In recent years, the escalating drug cartel violence in Mexico has claimed tens of thousands of lives, fueled in part by thousands of guns illegally trafficked from the United States. In fact, 90 percent of guns recovered and traced from Mexican crime scenes originated from gun dealers in the United States.

Most of the guns come from Texas, California and Arizona, the report finds--with Texas, Arizona and New Mexico supplying disproportionate numbers in comparison to their populations.

An imaginary crime wave supposedly caused by unauthorized immigration from Mexico has been frequently offered by pundits as a rationalization for Arizona's draconian anti-immigrant law (Extra!, 7/10). It would be more helpful for media observers to call attention to the actual assistance U.S. gun dealers are providing to violent criminals on the other side of the border.

NYT Gender Bias--in Book Reviews and Beyond

Friday, September 3rd, 2010

A recent FAIR study (Extra!, 8/10) looked at politically themed books reviewed by the New York Times Book Review and the C-SPAN show After Words and concluded that both outlets heavily favored white male authors and reviewers. The Times came off particularly badly in the study, which revealed 95 percent of the U.S. authors reviewed, and 96 percent of the reviewers, were white.

As far as gender was concerned, women--who obviously make up roughly 50 percent of the population--accounted for just 13 percent of the authors and 12 percent of the critics.

Today, Slate weighed in on the New York Times Book Review's biases.
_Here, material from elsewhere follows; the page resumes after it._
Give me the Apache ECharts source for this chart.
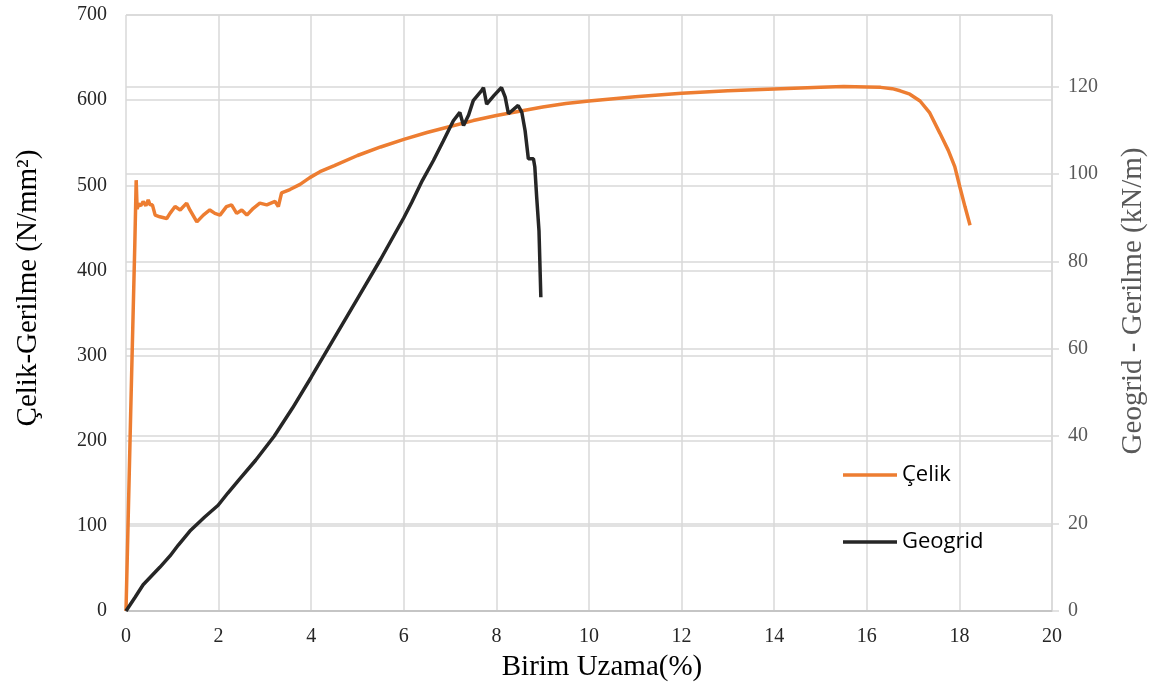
<!DOCTYPE html>
<html lang="tr">
<head>
  <meta charset="UTF-8" />
  <title>Çelik ve Geogrid Gerilme-Uzama</title>
  <script src="https://cdn.jsdelivr.net/npm/echarts@6.0.0/dist/echarts.min.js"></script>
  <style>
    html, body { margin: 0; padding: 0; background: #fff; }
    #chart { width: 1163px; height: 689px; }
  </style>
</head>
<body>
  <div id="chart"></div>
  <script>
    // Çelik (sol eksen, N/mm2)
    const celikUzama = [0, 0.1, 0.19, 0.22, 0.24, 0.27, 0.32, 0.37, 0.43, 0.48, 0.52, 0.57, 0.63, 0.73, 0.88, 0.95,
      1.06, 1.17, 1.31, 1.38, 1.53, 1.67, 1.81, 1.92, 2.03, 2.17, 2.28, 2.39, 2.5, 2.61, 2.75, 2.89, 3.04, 3.22,
      3.29, 3.36, 3.54, 3.76, 3.97, 4.19, 4.5, 5, 5.5, 6, 6.5, 7, 7.5, 8, 8.5, 9, 9.5, 10, 11, 12, 13, 14, 15,
      15.5, 16, 16.3, 16.55, 16.72, 16.93, 17.15, 17.36, 17.58, 17.76, 17.9, 18.01, 18.12, 18.23];
    const celikGerilme = [0, 230, 430, 506, 472, 478, 476, 481, 476, 483, 477, 477, 465, 463, 461, 467,
      475, 471, 479, 471, 457, 465, 471, 467, 465, 475, 477, 467, 471, 465, 473, 479, 477, 481,
      475, 491, 495, 501, 509, 516, 523, 535, 545, 554, 562, 569, 576, 582, 587, 592, 596, 599, 604, 608, 611, 613, 615,
      616, 615.5, 615, 613.5, 611, 607, 599, 585, 561, 541, 522, 498, 475, 453];

    // Geogrid (sağ eksen, kN/m)
    const geoUzama = [0, 0.05, 0.2, 0.37, 0.55, 0.73, 0.95, 1.13, 1.38, 1.7, 1.99, 2.2, 2.43, 2.8, 3.2, 3.6, 4.0,
      4.5, 5.0, 5.5, 6.0, 6.17, 6.4, 6.64, 6.85, 7.07, 7.21, 7.29, 7.4, 7.5, 7.68, 7.72, 7.79, 7.95, 8.11, 8.19,
      8.26, 8.47, 8.55, 8.62, 8.69, 8.8, 8.83, 8.87, 8.92, 8.96];
    const geoGerilme = [0, 0.8, 3.2, 6.0, 8, 10, 12.6, 15.1, 18.3, 21.5, 24.2, 27, 29.9, 34.5, 40, 46.5, 53.5,
      62.5, 71.5, 80.5, 90, 93.5, 98.5, 103.1, 107.5, 112.2, 114.1, 111.1, 113.5, 116.8, 119.1, 119.8, 116.0, 118, 119.8, 117.6,
      113.8, 115.7, 114.1, 109.9, 103.5, 103.5, 101.6, 94.7, 87, 71.8];

    const chart = echarts.init(document.getElementById('chart'));
    const serif = 'Liberation Serif';
    const gridColor = '#d9d9d9';
    const legendText = { fontFamily: 'Open Sans', fontSize: 22, color: '#000', lineHeight: 24 };

    chart.setOption({
      animation: false,
      backgroundColor: '#fff',
      grid: { left: 126, right: 111, top: 15, bottom: 78, containLabel: false },
      legend: [
        { data: ['Çelik'], icon: 'rect', left: 843, top: 463, padding: 0, itemWidth: 54, itemHeight: 3.5, textStyle: legendText },
        { data: ['Geogrid'], icon: 'rect', left: 843, top: 530, padding: 0, itemWidth: 54, itemHeight: 3.5, textStyle: legendText }
      ],
      xAxis: {
        type: 'value', min: 0, max: 20, interval: 2,
        axisLine: { show: true, lineStyle: { color: '#bfbfbf', width: 1.5 } },
        axisTick: { show: false },
        axisLabel: { fontFamily: serif, fontSize: 20, color: '#262626', margin: 16 },
        splitLine: { show: true, lineStyle: { color: gridColor, width: 1.5 } }
      },
      yAxis: [
        {
          type: 'value', min: 0, max: 700, interval: 100, position: 'left',
          axisLine: { show: false },
          axisTick: { show: false },
          axisLabel: { fontFamily: serif, fontSize: 20, color: '#262626', margin: 19 },
          splitLine: { show: true, lineStyle: { color: gridColor, width: 1.5 } }
        },
        {
          type: 'value', min: 0, max: 136.4, interval: 20, position: 'right',
          axisLine: { show: true, lineStyle: { color: gridColor, width: 1.5 } },
          axisTick: { show: true, length: 7, lineStyle: { color: gridColor, width: 1.5 } },
          axisLabel: { fontFamily: serif, fontSize: 20, color: '#595959', margin: 16, showMaxLabel: false },
          splitLine: { show: true, lineStyle: { color: gridColor, width: 1.5 } }
        }
      ],
      graphic: [
        {
          type: 'text', x: 28, y: 288, rotation: Math.PI / 2,
          style: { text: 'Çelik-Gerilme (N/mm²)', fontFamily: serif, fontSize: 29, fill: '#000', align: 'center', verticalAlign: 'middle' }
        },
        {
          type: 'text', x: 1133, y: 301, rotation: Math.PI / 2,
          style: { text: 'Geogrid - Gerilme (kN/m)', fontFamily: serif, fontSize: 29, fill: '#595959', align: 'center', verticalAlign: 'middle' }
        },
        {
          type: 'text', x: 602, y: 667,
          style: { text: 'Birim Uzama(%)', fontFamily: serif, fontSize: 29, fill: '#000', align: 'center', verticalAlign: 'middle' }
        }
      ],
      series: [
        {
          name: 'Çelik', type: 'line', yAxisIndex: 0, symbol: 'none',
          lineStyle: { color: '#ED7D31', width: 3.5 },
          itemStyle: { color: '#ED7D31' },
          data: celikUzama.map((x, i) => [x, celikGerilme[i]])
        },
        {
          name: 'Geogrid', type: 'line', yAxisIndex: 1, symbol: 'none',
          lineStyle: { color: '#262626', width: 3.5 },
          itemStyle: { color: '#262626' },
          data: geoUzama.map((x, i) => [x, geoGerilme[i]])
        }
      ]
    });
  </script>
</body>
</html>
Picking up on a controversy sparked by author Jodi Picoult's charges of gender bias at the review, Slate published a study showing that 62 percent of the the fiction book's reviewed by the section were written by men, and the subset that were also reviewed in the daily paper were 71 percent male-authored.

Are New York Times book reviews a white male ghetto in an otherwise more diverse newspaper? Well, no. On gender, numerous byline studies have shown the paper heavily favoring male reporters, particularly on the front page. One such study conducted for FAIR (Extra!, 8/04) found that 88 percent of the Times front-page articles were written by men.

Now a new study has emerged showing that the Times runs more than six times as many obituaries on men as they do on women. According to the website NYTPicker (8/29/10), so far in 2010, 85 percent of the paper's obituaries have been about men, with men's obits out pacing women's 606 to 92.

So the Times' male bias prevails, even in death.